§ **Goal**
The data below should be printed in full, exactly, and without any of its images.

§ **Code that draws figures**

::::::

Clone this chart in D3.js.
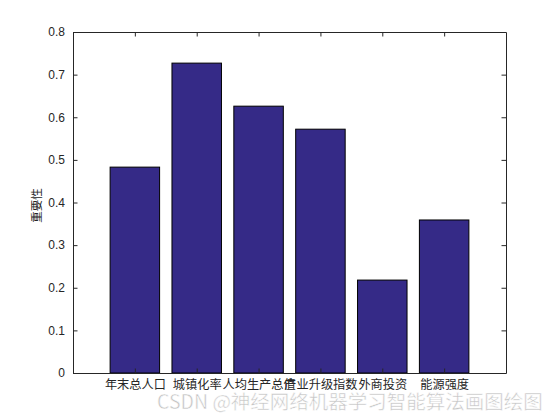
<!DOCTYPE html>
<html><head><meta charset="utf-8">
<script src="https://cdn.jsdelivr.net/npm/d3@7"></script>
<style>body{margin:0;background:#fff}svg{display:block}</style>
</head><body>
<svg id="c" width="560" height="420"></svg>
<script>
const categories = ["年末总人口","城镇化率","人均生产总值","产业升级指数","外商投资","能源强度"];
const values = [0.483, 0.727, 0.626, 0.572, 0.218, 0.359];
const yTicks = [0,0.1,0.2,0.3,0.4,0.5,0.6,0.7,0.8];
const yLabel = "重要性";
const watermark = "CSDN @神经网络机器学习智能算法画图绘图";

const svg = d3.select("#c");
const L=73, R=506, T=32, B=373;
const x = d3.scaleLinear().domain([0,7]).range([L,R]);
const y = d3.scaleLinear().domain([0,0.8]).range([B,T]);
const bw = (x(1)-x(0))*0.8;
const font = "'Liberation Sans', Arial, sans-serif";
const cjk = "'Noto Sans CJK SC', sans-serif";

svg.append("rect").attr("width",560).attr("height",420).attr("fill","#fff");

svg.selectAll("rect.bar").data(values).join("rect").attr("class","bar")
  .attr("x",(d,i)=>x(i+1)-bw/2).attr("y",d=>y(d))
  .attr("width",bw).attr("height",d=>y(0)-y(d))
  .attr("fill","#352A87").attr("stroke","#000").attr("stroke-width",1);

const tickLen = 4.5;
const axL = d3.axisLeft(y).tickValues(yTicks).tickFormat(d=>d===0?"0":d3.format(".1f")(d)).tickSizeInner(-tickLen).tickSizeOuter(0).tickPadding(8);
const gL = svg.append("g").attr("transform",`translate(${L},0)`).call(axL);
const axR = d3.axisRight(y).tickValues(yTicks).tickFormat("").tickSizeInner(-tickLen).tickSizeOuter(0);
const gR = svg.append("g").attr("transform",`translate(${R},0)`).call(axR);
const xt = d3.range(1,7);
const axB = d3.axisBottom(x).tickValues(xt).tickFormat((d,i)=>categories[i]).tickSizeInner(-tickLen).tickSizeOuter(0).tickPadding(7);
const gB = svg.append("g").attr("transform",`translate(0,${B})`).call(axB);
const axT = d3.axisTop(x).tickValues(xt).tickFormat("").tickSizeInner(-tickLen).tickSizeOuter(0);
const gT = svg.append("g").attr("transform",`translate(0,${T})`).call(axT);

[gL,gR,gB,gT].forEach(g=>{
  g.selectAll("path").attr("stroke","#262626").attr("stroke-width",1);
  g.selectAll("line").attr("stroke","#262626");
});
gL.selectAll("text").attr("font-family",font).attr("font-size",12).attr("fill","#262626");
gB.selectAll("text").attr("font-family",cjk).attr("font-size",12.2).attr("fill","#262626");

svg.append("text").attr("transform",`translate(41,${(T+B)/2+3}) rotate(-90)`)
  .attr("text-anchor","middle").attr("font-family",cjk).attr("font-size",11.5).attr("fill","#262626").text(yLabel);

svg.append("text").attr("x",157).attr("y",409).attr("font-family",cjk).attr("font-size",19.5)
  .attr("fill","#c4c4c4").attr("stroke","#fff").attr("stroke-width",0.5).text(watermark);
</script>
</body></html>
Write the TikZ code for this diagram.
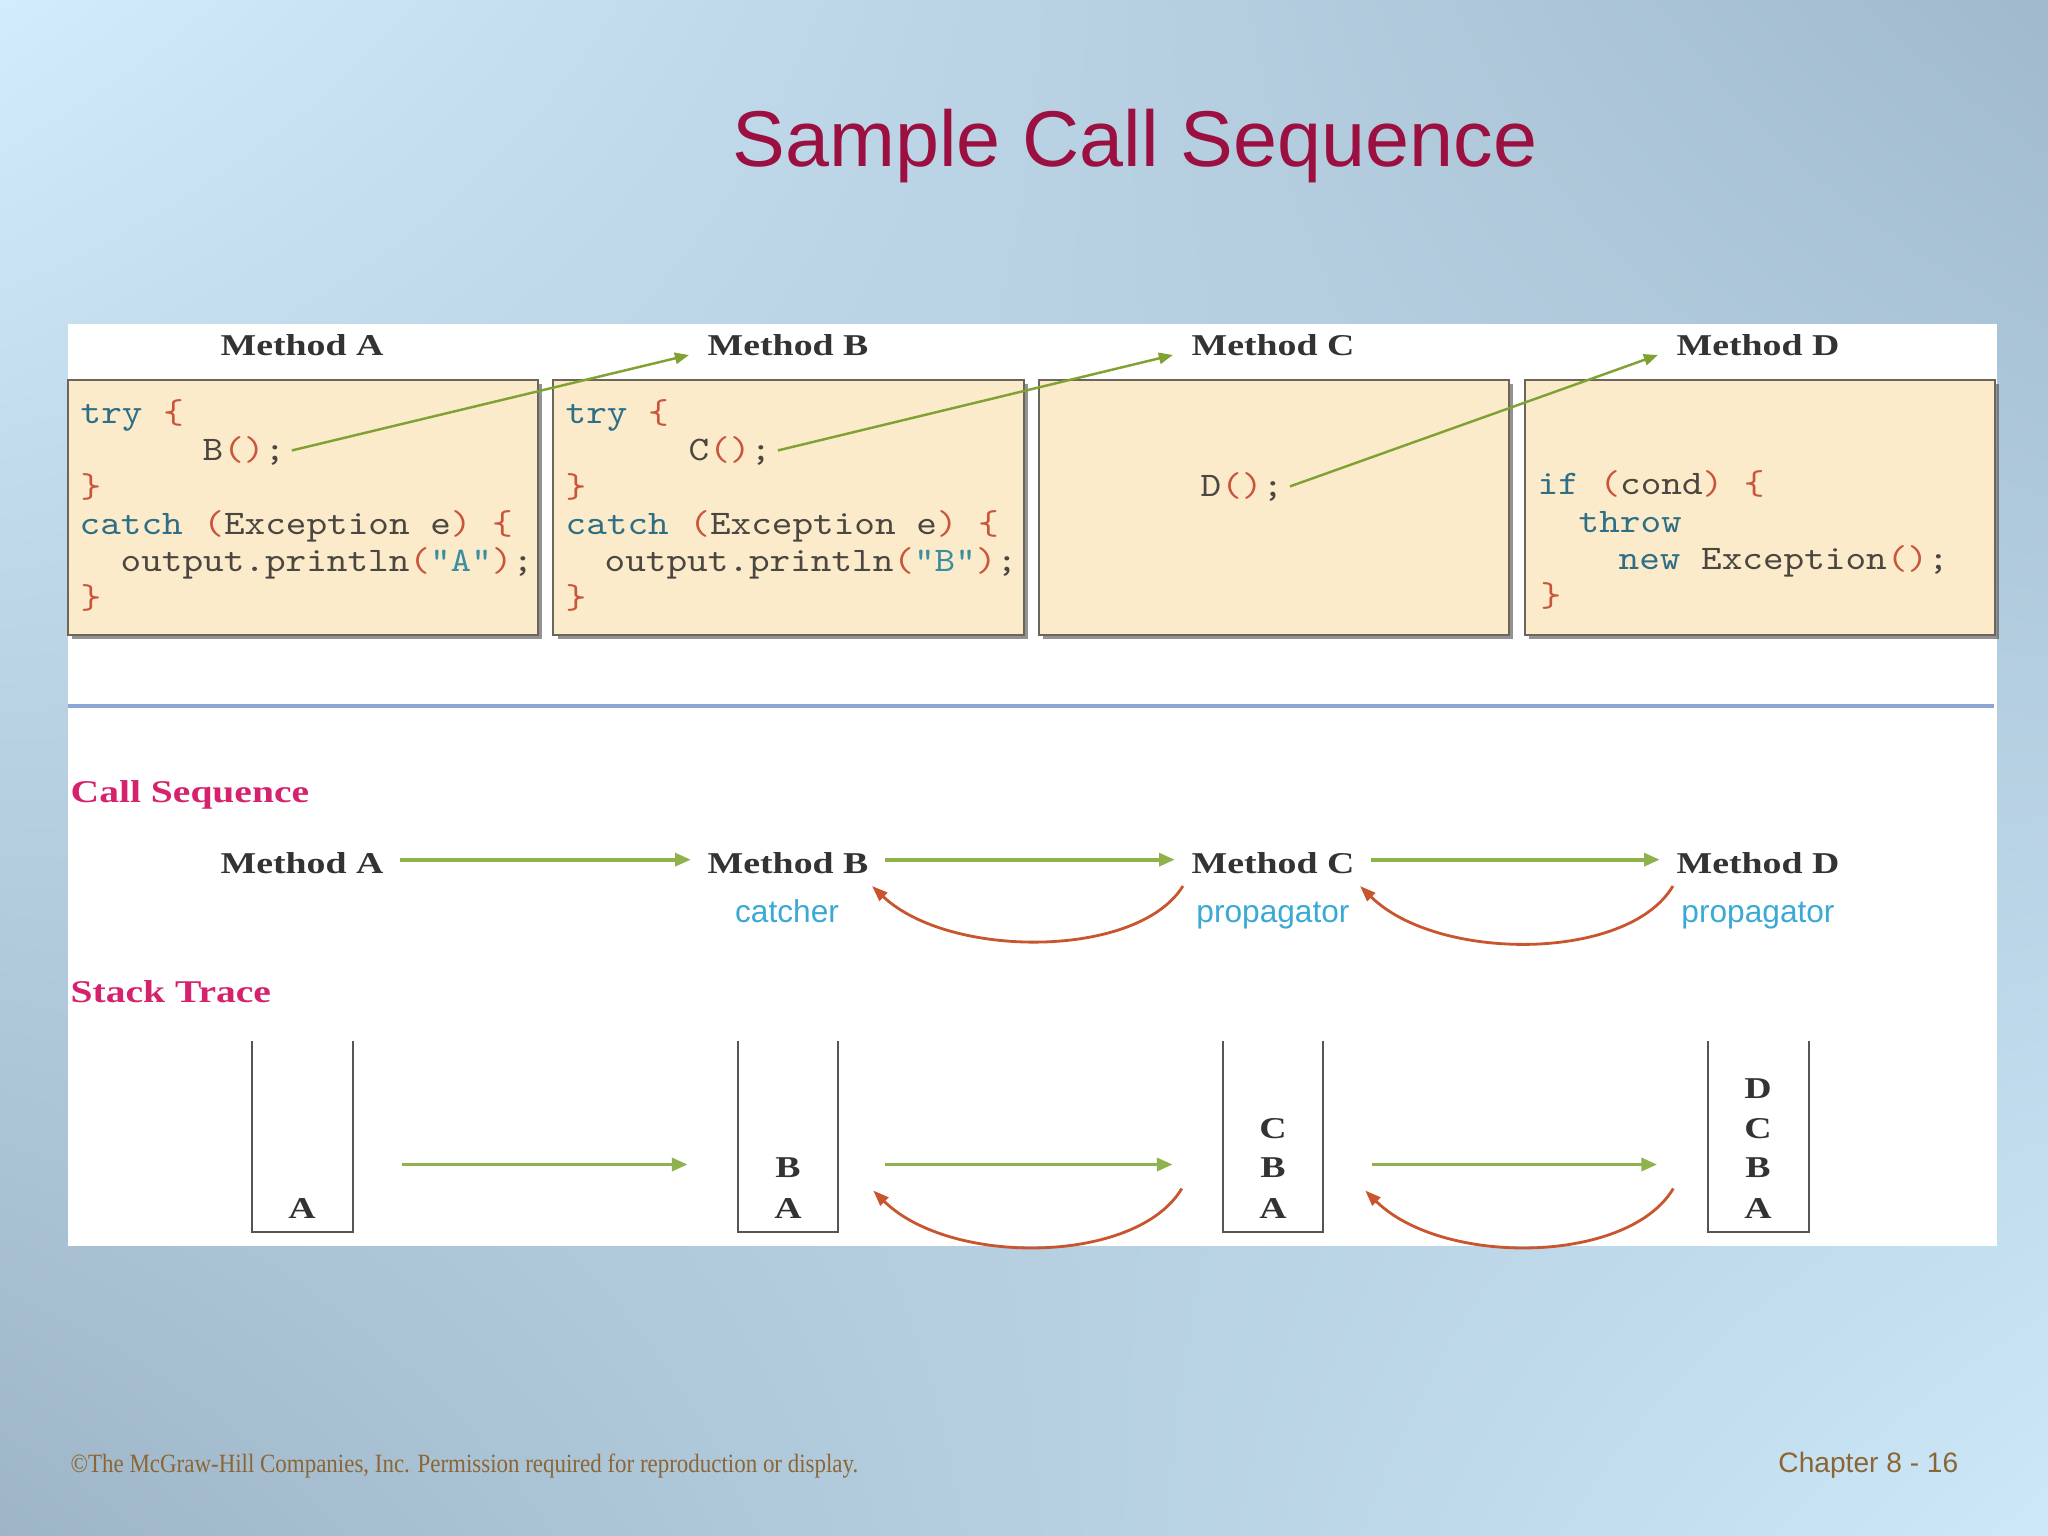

::::::

§ **Response to this exercise**
Clone this chart in D3.js.
<!DOCTYPE html>
<html><head><meta charset="utf-8">
<script src="https://cdn.jsdelivr.net/npm/d3@7"></script>
<style>body{margin:0;background:#fff}svg{display:block}</style>
</head><body>
<svg id="c" width="560" height="420"></svg>
<script>
const categories = ["年末总人口","城镇化率","人均生产总值","产业升级指数","外商投资","能源强度"];
const values = [0.483, 0.727, 0.626, 0.572, 0.218, 0.359];
const yTicks = [0,0.1,0.2,0.3,0.4,0.5,0.6,0.7,0.8];
const yLabel = "重要性";
const watermark = "CSDN @神经网络机器学习智能算法画图绘图";

const svg = d3.select("#c");
const L=73, R=506, T=32, B=373;
const x = d3.scaleLinear().domain([0,7]).range([L,R]);
const y = d3.scaleLinear().domain([0,0.8]).range([B,T]);
const bw = (x(1)-x(0))*0.8;
const font = "'Liberation Sans', Arial, sans-serif";
const cjk = "'Noto Sans CJK SC', sans-serif";

svg.append("rect").attr("width",560).attr("height",420).attr("fill","#fff");

svg.selectAll("rect.bar").data(values).join("rect").attr("class","bar")
  .attr("x",(d,i)=>x(i+1)-bw/2).attr("y",d=>y(d))
  .attr("width",bw).attr("height",d=>y(0)-y(d))
  .attr("fill","#352A87").attr("stroke","#000").attr("stroke-width",1);

const tickLen = 4.5;
const axL = d3.axisLeft(y).tickValues(yTicks).tickFormat(d=>d===0?"0":d3.format(".1f")(d)).tickSizeInner(-tickLen).tickSizeOuter(0).tickPadding(8);
const gL = svg.append("g").attr("transform",`translate(${L},0)`).call(axL);
const axR = d3.axisRight(y).tickValues(yTicks).tickFormat("").tickSizeInner(-tickLen).tickSizeOuter(0);
const gR = svg.append("g").attr("transform",`translate(${R},0)`).call(axR);
const xt = d3.range(1,7);
const axB = d3.axisBottom(x).tickValues(xt).tickFormat((d,i)=>categories[i]).tickSizeInner(-tickLen).tickSizeOuter(0).tickPadding(7);
const gB = svg.append("g").attr("transform",`translate(0,${B})`).call(axB);
const axT = d3.axisTop(x).tickValues(xt).tickFormat("").tickSizeInner(-tickLen).tickSizeOuter(0);
const gT = svg.append("g").attr("transform",`translate(0,${T})`).call(axT);

[gL,gR,gB,gT].forEach(g=>{
  g.selectAll("path").attr("stroke","#262626").attr("stroke-width",1);
  g.selectAll("line").attr("stroke","#262626");
});
gL.selectAll("text").attr("font-family",font).attr("font-size",12).attr("fill","#262626");
gB.selectAll("text").attr("font-family",cjk).attr("font-size",12.2).attr("fill","#262626");

svg.append("text").attr("transform",`translate(41,${(T+B)/2+3}) rotate(-90)`)
  .attr("text-anchor","middle").attr("font-family",cjk).attr("font-size",11.5).attr("fill","#262626").text(yLabel);

svg.append("text").attr("x",157).attr("y",409).attr("font-family",cjk).attr("font-size",19.5)
  .attr("fill","#c4c4c4").attr("stroke","#fff").attr("stroke-width",0.5).text(watermark);
</script>
</body></html>
Write the TikZ code for this diagram.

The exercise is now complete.